Participation in shared governance councils can provide nurses with an opportunity for input into organizational policies that influence quality health care outcomes. Nurse leaders are diligently seeking a practice model that has a foundation of engagement of staff in decision making, quality outcomes, competency, evidence-based practice, shared power and job satisfaction. With the Patient Protection and Affordable Care Act (PPACA) of 2010, health care systems can expect an influx of some 30 million more patients (Pfeifer, 2013). In addition, mandated purchase of health care insurance will replace the fee for service model with one that ties payment to outcomes and focuses on care coordination, quality improvement, and cost control. All of these things are impacted by nursing roles as identified by the Institute of Medicine (IOM) 2010 report; The Future of Nursing: Leading Change, Advancing Health.

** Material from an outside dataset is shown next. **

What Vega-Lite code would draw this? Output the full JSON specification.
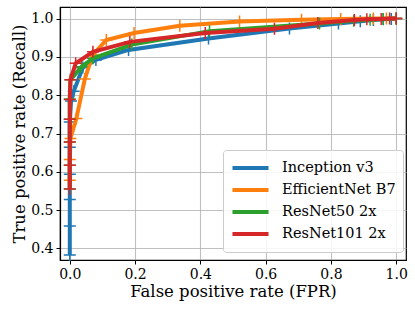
{
  "$schema": "https://vega.github.io/schema/vega-lite/v6.json",
  "width": 346,
  "height": 253,
  "autosize": {"type": "none"},
  "padding": {"left": 60, "top": 7, "right": 9, "bottom": 55},
  "background": "white",
  "config": {
    "view": {"stroke": "black", "strokeWidth": 1.2},
    "font": "DejaVu Serif",
    "axis": {
      "labelFont": "DejaVu Serif",
      "titleFont": "DejaVu Serif",
      "labelFontSize": 14,
      "titleFontSize": 16.5,
      "titleFontWeight": "normal",
      "labelColor": "black",
      "titleColor": "black",
      "domainColor": "black",
      "domainWidth": 1.2,
      "tickColor": "black",
      "tickSize": 4,
      "tickWidth": 1,
      "gridColor": "#b0b0b0",
      "gridOpacity": 0.8,
      "gridWidth": 1.1,
      "labelPadding": 3
    },
    "legend": {
      "labelFont": "DejaVu Serif",
      "labelFontSize": 14.5,
      "labelColor": "black"
    }
  },
  "data": {
    "values": [
      {"model": "Inception v3", "fpr": 0, "tpr": 0.383},
      {"model": "Inception v3", "fpr": 0, "tpr": 0.459},
      {"model": "Inception v3", "fpr": 0, "tpr": 0.528},
      {"model": "Inception v3", "fpr": 0, "tpr": 0.594},
      {"model": "Inception v3", "fpr": 0, "tpr": 0.664},
      {"model": "Inception v3", "fpr": 0, "tpr": 0.73},
      {"model": "Inception v3", "fpr": 0.004, "tpr": 0.785},
      {"model": "Inception v3", "fpr": 0.012, "tpr": 0.81},
      {"model": "Inception v3", "fpr": 0.04, "tpr": 0.872},
      {"model": "Inception v3", "fpr": 0.08, "tpr": 0.892},
      {"model": "Inception v3", "fpr": 0.18, "tpr": 0.918},
      {"model": "Inception v3", "fpr": 0.425, "tpr": 0.948},
      {"model": "Inception v3", "fpr": 0.673, "tpr": 0.974},
      {"model": "Inception v3", "fpr": 0.823, "tpr": 0.987},
      {"model": "Inception v3", "fpr": 0.89, "tpr": 0.993},
      {"model": "Inception v3", "fpr": 0.93, "tpr": 0.996},
      {"model": "Inception v3", "fpr": 0.96, "tpr": 0.998},
      {"model": "Inception v3", "fpr": 0.985, "tpr": 0.999},
      {"model": "Inception v3", "fpr": 1.0, "tpr": 1.0},
      {"model": "EfficientNet B7", "fpr": 0, "tpr": 0.578},
      {"model": "EfficientNet B7", "fpr": 0, "tpr": 0.632},
      {"model": "EfficientNet B7", "fpr": 0.002, "tpr": 0.687},
      {"model": "EfficientNet B7", "fpr": 0.02, "tpr": 0.739},
      {"model": "EfficientNet B7", "fpr": 0.046, "tpr": 0.842},
      {"model": "EfficientNet B7", "fpr": 0.07, "tpr": 0.905},
      {"model": "EfficientNet B7", "fpr": 0.112, "tpr": 0.944},
      {"model": "EfficientNet B7", "fpr": 0.197, "tpr": 0.962},
      {"model": "EfficientNet B7", "fpr": 0.337, "tpr": 0.981},
      {"model": "EfficientNet B7", "fpr": 0.52, "tpr": 0.992},
      {"model": "EfficientNet B7", "fpr": 0.71, "tpr": 0.997},
      {"model": "EfficientNet B7", "fpr": 0.83, "tpr": 0.999},
      {"model": "EfficientNet B7", "fpr": 0.93, "tpr": 1.0},
      {"model": "EfficientNet B7", "fpr": 0.97, "tpr": 1.0},
      {"model": "EfficientNet B7", "fpr": 1.0, "tpr": 1.0},
      {"model": "ResNet50 2x", "fpr": 0, "tpr": 0.555},
      {"model": "ResNet50 2x", "fpr": 0, "tpr": 0.617},
      {"model": "ResNet50 2x", "fpr": 0, "tpr": 0.678},
      {"model": "ResNet50 2x", "fpr": 0, "tpr": 0.737},
      {"model": "ResNet50 2x", "fpr": 0, "tpr": 0.79},
      {"model": "ResNet50 2x", "fpr": 0.002, "tpr": 0.84},
      {"model": "ResNet50 2x", "fpr": 0.036, "tpr": 0.874},
      {"model": "ResNet50 2x", "fpr": 0.071, "tpr": 0.896},
      {"model": "ResNet50 2x", "fpr": 0.19, "tpr": 0.932},
      {"model": "ResNet50 2x", "fpr": 0.428, "tpr": 0.967},
      {"model": "ResNet50 2x", "fpr": 0.765, "tpr": 0.987},
      {"model": "ResNet50 2x", "fpr": 0.87, "tpr": 0.994},
      {"model": "ResNet50 2x", "fpr": 0.92, "tpr": 0.997},
      {"model": "ResNet50 2x", "fpr": 0.96, "tpr": 0.999},
      {"model": "ResNet50 2x", "fpr": 1.0, "tpr": 1.0},
      {"model": "ResNet101 2x", "fpr": 0, "tpr": 0.555},
      {"model": "ResNet101 2x", "fpr": 0, "tpr": 0.617},
      {"model": "ResNet101 2x", "fpr": 0, "tpr": 0.678},
      {"model": "ResNet101 2x", "fpr": 0, "tpr": 0.737},
      {"model": "ResNet101 2x", "fpr": 0, "tpr": 0.789},
      {"model": "ResNet101 2x", "fpr": 0.002, "tpr": 0.84},
      {"model": "ResNet101 2x", "fpr": 0.018, "tpr": 0.883},
      {"model": "ResNet101 2x", "fpr": 0.071, "tpr": 0.913},
      {"model": "ResNet101 2x", "fpr": 0.184, "tpr": 0.939},
      {"model": "ResNet101 2x", "fpr": 0.415, "tpr": 0.962},
      {"model": "ResNet101 2x", "fpr": 0.627, "tpr": 0.973},
      {"model": "ResNet101 2x", "fpr": 0.76, "tpr": 0.988},
      {"model": "ResNet101 2x", "fpr": 0.872, "tpr": 0.996},
      {"model": "ResNet101 2x", "fpr": 0.91, "tpr": 0.998},
      {"model": "ResNet101 2x", "fpr": 0.954, "tpr": 0.999},
      {"model": "ResNet101 2x", "fpr": 0.98, "tpr": 1.0},
      {"model": "ResNet101 2x", "fpr": 1.0, "tpr": 1.0}
    ]
  },
  "encoding": {
    "x": {
      "field": "fpr", "type": "quantitative",
      "scale": {"domain": [-0.03, 1.03], "nice": false, "zero": false},
      "axis": {"values": [0, 0.2, 0.4, 0.6, 0.8, 1.0], "format": ".1f", "title": "False positive rate (FPR)", "titlePadding": 2}
    },
    "y": {
      "field": "tpr", "type": "quantitative",
      "scale": {"domain": [0.37, 1.03], "nice": false, "zero": false},
      "axis": {"values": [0.4, 0.5, 0.6, 0.7, 0.8, 0.9, 1.0], "format": ".1f", "title": "True positive rate (Recall)", "titlePadding": 3}
    },
    "color": {
      "field": "model", "type": "nominal",
      "scale": {
        "domain": ["Inception v3", "EfficientNet B7", "ResNet50 2x", "ResNet101 2x"],
        "range": ["#1f77b4", "#ff7f0e", "#2ca02c", "#d62728"]
      },
      "legend": {
        "title": null,
        "orient": "none",
        "legendX": 163,
        "legendY": 143,
        "symbolType": "stroke",
        "symbolSize": 1300,
        "symbolStrokeWidth": 4,
        "clipHeight": 22,
        "rowPadding": 0,
        "labelOffset": 11,
        "padding": 7,
        "fillColor": "rgba(255,255,255,0.85)",
        "strokeColor": "#cccccc",
        "cornerRadius": 3
      }
    }
  },
  "layer": [
    {
      "transform": [{"filter": "datum.model === 'Inception v3'"}],
      "layer": [
        {"mark": {"type": "line", "strokeWidth": 4}},
        {"mark": {"type": "point", "shape": "M-1,0H1M0,-1V1", "filled": false, "size": 144, "strokeWidth": 1.5, "opacity": 1}}
      ]
    },
    {
      "transform": [{"filter": "datum.model === 'EfficientNet B7'"}],
      "layer": [
        {"mark": {"type": "line", "strokeWidth": 4}},
        {"mark": {"type": "point", "shape": "M-1,0H1M0,-1V1", "filled": false, "size": 144, "strokeWidth": 1.5, "opacity": 1}}
      ]
    },
    {
      "transform": [{"filter": "datum.model === 'ResNet50 2x'"}],
      "layer": [
        {"mark": {"type": "line", "strokeWidth": 4}},
        {"mark": {"type": "point", "shape": "M-1,0H1M0,-1V1", "filled": false, "size": 144, "strokeWidth": 1.5, "opacity": 1}}
      ]
    },
    {
      "transform": [{"filter": "datum.model === 'ResNet101 2x'"}],
      "layer": [
        {"mark": {"type": "line", "strokeWidth": 4}},
        {"mark": {"type": "point", "shape": "M-1,0H1M0,-1V1", "filled": false, "size": 144, "strokeWidth": 1.5, "opacity": 1}}
      ]
    }
  ]
}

The objective of the project was to determine a particular population-intervention-comparison-outcome-time question (PICO): In (P) nurses, what is the effect of (I) participation in shared governance councils (as (C) compared to nurses not participating in shared governance councils) on (O) perceptions of shared governance. Kanter’s (1977, 1993) Theory of Structural Power provided the framework and the Index of Professional Nursing Governance (IPNG) (Hess, 1994) was the tool used for data collection. Data were collected from nurses that served on shared governance councils and nurses that did not serve on councils. Data were analyzed by comparative descriptive independent T-tests.
The total sample of forty-four surveys were analyzed with a mean total shared governance score of 174.3. A higher shared governance score of 182.5 was reported by nurses who participated in shared governance councils, while those subjects who did not participate in shared governance councils reported a score of 166.00. Overall, the organization scored within the minimum level for shared governance range with 173.0 being the cut off score for a shared governance environment. There were no observable differences among the groups and no statistically significant differences in the perceptions of governance among the subjects. Nurses participating in shared governance have higher scores for overall governance.
Wilson, K. L. (2014). Nurses Perceptions of Shared Governance Two Years Post Implementation of a Councilor Shared Governance Model. . Wright State University, Dayton, OH.